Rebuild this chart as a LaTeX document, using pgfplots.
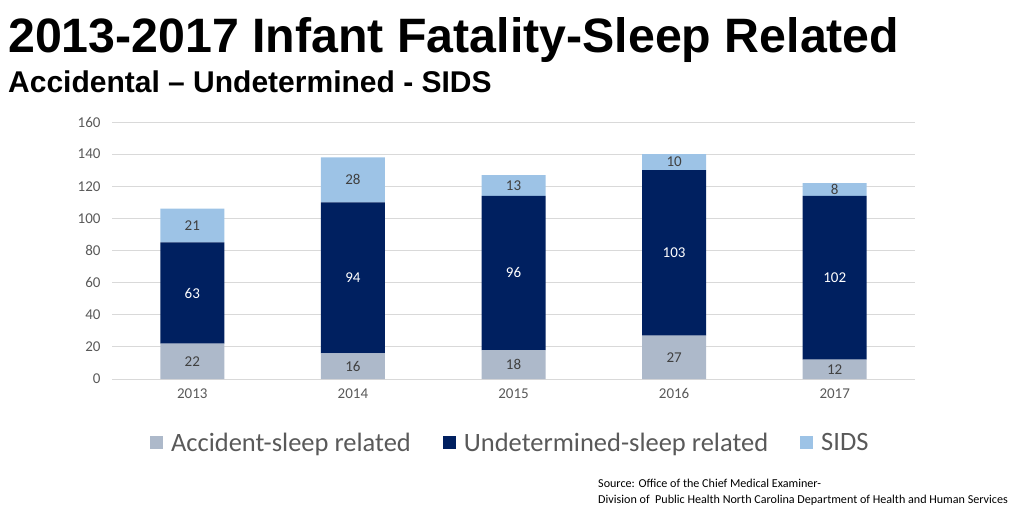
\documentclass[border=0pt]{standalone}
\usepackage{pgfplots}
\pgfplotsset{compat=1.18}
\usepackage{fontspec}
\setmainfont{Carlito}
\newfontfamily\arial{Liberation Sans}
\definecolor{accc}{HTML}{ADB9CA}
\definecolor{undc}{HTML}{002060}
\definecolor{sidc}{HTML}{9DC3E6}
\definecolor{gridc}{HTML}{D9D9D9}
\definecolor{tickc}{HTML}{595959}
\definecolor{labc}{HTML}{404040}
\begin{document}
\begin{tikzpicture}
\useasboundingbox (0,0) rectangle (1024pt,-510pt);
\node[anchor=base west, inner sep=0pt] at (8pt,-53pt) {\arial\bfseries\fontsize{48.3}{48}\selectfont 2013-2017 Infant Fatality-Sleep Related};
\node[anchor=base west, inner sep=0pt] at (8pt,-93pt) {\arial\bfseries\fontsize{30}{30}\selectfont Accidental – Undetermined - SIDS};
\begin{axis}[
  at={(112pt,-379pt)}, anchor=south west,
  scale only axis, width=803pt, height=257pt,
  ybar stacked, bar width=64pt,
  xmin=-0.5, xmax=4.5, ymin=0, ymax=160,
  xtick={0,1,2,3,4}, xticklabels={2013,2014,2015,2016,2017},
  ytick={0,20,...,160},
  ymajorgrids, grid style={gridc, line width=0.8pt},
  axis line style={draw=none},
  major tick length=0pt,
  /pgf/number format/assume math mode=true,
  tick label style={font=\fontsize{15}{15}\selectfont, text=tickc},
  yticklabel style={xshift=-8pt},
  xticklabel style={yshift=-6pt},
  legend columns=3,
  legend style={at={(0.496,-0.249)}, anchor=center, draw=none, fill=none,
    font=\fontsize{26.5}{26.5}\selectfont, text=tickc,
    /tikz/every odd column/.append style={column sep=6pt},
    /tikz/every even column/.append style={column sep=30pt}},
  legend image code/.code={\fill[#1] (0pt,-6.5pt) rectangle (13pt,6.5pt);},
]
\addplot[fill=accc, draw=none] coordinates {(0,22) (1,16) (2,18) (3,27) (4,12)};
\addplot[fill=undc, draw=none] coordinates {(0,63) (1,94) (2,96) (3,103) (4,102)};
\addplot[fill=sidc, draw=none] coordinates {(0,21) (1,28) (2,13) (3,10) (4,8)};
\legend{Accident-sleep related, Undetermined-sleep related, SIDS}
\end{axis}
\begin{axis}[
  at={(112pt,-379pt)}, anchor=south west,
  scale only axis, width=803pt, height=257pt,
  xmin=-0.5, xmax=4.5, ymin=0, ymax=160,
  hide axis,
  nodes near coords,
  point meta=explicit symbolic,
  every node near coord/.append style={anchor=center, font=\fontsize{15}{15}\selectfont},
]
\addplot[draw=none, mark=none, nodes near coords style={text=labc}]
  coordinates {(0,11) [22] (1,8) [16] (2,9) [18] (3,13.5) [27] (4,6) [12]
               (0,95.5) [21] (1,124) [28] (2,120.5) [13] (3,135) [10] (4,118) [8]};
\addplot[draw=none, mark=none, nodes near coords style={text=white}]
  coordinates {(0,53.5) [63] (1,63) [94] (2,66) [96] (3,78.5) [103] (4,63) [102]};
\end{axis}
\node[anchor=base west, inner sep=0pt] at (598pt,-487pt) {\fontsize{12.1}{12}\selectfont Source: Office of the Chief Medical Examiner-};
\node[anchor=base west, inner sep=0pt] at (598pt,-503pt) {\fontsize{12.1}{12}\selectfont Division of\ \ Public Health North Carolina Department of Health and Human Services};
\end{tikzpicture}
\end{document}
---
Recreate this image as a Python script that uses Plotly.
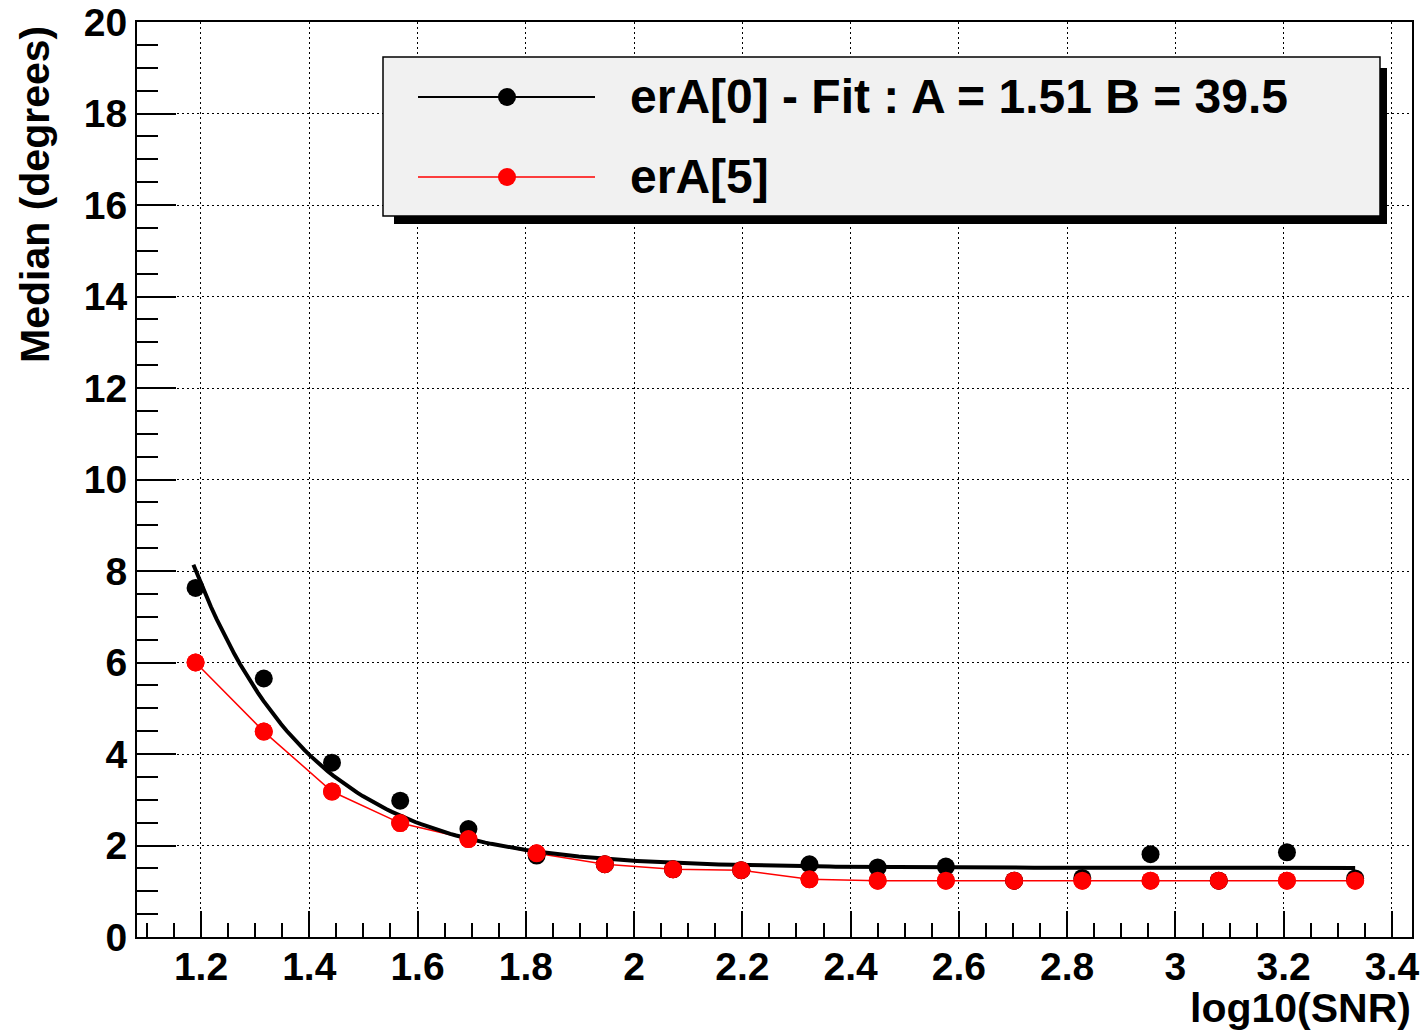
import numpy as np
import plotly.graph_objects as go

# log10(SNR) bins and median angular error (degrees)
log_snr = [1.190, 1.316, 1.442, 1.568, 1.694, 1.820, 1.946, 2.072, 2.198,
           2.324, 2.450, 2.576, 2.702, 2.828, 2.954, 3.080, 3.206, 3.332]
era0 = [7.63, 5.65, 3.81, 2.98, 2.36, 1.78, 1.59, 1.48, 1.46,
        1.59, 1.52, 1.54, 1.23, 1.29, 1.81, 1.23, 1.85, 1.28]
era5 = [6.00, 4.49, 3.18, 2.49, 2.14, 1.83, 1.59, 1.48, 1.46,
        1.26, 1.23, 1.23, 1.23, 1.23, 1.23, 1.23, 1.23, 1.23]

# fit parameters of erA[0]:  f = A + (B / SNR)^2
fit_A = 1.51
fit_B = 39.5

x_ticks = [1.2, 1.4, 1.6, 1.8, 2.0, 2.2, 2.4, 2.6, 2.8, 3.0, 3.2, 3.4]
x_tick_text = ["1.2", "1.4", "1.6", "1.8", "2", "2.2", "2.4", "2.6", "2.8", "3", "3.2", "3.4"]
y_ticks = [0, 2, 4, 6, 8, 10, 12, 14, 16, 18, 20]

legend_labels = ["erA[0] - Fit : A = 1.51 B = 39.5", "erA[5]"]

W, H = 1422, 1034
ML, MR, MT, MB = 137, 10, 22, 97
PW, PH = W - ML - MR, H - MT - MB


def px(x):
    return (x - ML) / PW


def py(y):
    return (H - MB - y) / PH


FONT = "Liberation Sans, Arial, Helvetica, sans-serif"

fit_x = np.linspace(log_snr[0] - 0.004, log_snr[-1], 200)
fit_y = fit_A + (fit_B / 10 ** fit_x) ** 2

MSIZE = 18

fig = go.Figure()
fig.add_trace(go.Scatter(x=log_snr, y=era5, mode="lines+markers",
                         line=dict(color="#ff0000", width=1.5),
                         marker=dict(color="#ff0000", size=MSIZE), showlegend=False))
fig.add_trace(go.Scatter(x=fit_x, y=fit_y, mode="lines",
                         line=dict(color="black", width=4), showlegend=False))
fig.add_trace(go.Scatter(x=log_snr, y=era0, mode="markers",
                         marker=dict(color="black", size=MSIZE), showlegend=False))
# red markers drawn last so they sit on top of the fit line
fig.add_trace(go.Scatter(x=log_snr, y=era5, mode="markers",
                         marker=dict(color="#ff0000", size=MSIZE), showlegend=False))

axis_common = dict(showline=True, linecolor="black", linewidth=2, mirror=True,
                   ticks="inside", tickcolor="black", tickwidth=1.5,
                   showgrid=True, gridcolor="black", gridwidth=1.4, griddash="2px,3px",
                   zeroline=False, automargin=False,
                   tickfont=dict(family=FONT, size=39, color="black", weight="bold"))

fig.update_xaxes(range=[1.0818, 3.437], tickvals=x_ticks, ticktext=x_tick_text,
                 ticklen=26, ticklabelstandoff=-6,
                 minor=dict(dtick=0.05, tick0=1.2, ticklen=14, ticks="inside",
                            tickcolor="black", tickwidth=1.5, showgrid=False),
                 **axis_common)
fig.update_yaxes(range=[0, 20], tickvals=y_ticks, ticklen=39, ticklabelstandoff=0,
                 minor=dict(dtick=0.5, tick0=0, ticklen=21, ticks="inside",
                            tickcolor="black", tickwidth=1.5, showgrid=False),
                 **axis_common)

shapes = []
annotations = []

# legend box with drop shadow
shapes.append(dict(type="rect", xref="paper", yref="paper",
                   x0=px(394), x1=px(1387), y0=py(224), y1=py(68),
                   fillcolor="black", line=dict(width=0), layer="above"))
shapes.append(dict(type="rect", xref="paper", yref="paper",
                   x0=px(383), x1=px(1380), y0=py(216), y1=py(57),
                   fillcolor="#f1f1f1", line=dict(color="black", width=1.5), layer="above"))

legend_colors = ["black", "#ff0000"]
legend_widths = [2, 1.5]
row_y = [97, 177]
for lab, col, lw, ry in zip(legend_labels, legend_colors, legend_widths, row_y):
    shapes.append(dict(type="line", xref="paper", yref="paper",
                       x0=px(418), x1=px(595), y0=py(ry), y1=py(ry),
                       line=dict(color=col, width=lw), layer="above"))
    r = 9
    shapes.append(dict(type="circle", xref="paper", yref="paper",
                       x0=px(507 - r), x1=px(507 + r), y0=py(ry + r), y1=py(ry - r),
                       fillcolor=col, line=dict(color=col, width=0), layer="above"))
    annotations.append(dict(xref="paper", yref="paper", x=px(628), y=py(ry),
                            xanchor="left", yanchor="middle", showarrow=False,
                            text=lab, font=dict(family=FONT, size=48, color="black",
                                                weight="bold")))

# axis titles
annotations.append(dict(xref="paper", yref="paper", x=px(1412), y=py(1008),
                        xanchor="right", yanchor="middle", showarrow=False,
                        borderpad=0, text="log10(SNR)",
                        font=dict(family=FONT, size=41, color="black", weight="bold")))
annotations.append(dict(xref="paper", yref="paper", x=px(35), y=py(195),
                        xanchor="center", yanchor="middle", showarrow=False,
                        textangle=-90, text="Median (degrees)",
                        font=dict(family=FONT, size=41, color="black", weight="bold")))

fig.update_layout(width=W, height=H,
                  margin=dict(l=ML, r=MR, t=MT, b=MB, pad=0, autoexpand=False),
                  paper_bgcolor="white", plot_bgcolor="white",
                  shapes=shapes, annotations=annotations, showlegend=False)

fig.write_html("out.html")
...
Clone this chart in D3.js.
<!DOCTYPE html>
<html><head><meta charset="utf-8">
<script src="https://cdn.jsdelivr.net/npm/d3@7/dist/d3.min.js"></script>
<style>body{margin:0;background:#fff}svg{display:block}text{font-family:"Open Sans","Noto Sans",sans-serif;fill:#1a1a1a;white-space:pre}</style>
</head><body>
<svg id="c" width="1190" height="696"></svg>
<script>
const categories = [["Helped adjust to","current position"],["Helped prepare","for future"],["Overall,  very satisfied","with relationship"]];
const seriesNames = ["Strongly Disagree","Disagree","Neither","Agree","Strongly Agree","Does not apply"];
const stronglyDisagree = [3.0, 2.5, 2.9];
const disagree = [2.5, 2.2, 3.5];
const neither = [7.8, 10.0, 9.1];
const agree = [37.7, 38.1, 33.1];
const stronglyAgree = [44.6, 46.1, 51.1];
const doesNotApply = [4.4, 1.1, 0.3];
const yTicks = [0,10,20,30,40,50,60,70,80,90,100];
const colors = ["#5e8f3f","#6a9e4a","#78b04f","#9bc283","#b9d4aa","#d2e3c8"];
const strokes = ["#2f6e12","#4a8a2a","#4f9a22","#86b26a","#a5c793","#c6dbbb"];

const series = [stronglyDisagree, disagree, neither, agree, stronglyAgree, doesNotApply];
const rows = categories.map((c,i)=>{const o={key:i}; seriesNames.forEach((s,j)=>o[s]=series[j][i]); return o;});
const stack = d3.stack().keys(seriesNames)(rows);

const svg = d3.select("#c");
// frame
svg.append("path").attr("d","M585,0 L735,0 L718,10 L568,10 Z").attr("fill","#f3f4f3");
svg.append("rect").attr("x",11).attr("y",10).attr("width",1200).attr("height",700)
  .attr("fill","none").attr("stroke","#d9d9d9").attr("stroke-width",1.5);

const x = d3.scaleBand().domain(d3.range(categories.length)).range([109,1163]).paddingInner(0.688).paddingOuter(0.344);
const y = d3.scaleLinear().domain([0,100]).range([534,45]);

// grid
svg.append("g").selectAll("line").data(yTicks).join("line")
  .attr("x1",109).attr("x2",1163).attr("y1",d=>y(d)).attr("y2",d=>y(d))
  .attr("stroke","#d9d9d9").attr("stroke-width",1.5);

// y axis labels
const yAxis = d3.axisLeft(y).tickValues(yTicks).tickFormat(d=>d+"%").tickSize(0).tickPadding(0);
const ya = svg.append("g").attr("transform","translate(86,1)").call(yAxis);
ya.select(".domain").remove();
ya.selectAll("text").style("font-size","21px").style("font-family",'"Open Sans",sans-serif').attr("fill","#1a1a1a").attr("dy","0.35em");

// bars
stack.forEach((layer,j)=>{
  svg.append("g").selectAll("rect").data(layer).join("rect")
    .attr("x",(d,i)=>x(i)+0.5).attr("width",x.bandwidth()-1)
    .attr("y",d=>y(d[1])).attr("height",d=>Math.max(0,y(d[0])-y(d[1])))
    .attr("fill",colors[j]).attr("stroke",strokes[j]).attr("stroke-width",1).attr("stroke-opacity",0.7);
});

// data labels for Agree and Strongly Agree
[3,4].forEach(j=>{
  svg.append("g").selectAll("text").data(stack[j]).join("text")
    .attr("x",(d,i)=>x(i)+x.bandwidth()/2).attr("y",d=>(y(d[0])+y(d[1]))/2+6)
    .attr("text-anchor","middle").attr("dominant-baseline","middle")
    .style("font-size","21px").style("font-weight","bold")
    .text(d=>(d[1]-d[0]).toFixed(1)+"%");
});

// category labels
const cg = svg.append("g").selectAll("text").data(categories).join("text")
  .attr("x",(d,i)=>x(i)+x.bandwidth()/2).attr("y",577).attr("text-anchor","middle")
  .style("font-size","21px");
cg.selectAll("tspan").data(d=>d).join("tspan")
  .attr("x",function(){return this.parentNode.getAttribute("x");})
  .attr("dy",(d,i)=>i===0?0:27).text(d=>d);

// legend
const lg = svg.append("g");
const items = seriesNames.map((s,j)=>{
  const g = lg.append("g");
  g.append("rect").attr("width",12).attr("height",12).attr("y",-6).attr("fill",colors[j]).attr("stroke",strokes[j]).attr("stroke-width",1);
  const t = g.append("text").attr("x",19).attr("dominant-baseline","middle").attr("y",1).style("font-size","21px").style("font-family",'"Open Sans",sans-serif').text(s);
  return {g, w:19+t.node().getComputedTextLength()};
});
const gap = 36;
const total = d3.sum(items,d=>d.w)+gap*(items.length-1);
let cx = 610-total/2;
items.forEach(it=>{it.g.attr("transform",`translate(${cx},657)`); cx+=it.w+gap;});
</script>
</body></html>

**DESCRIPTION OF THE TASK**. Print everything from the line with "Recreate this image" down to the line with "import plotly.graph_objects as go", both included, exactly as written and without the pictures.

**SOLUTION FOR THIS TASK**.
Recreate this image as a Python script that uses Plotly.
import numpy as np
import plotly.graph_objects as go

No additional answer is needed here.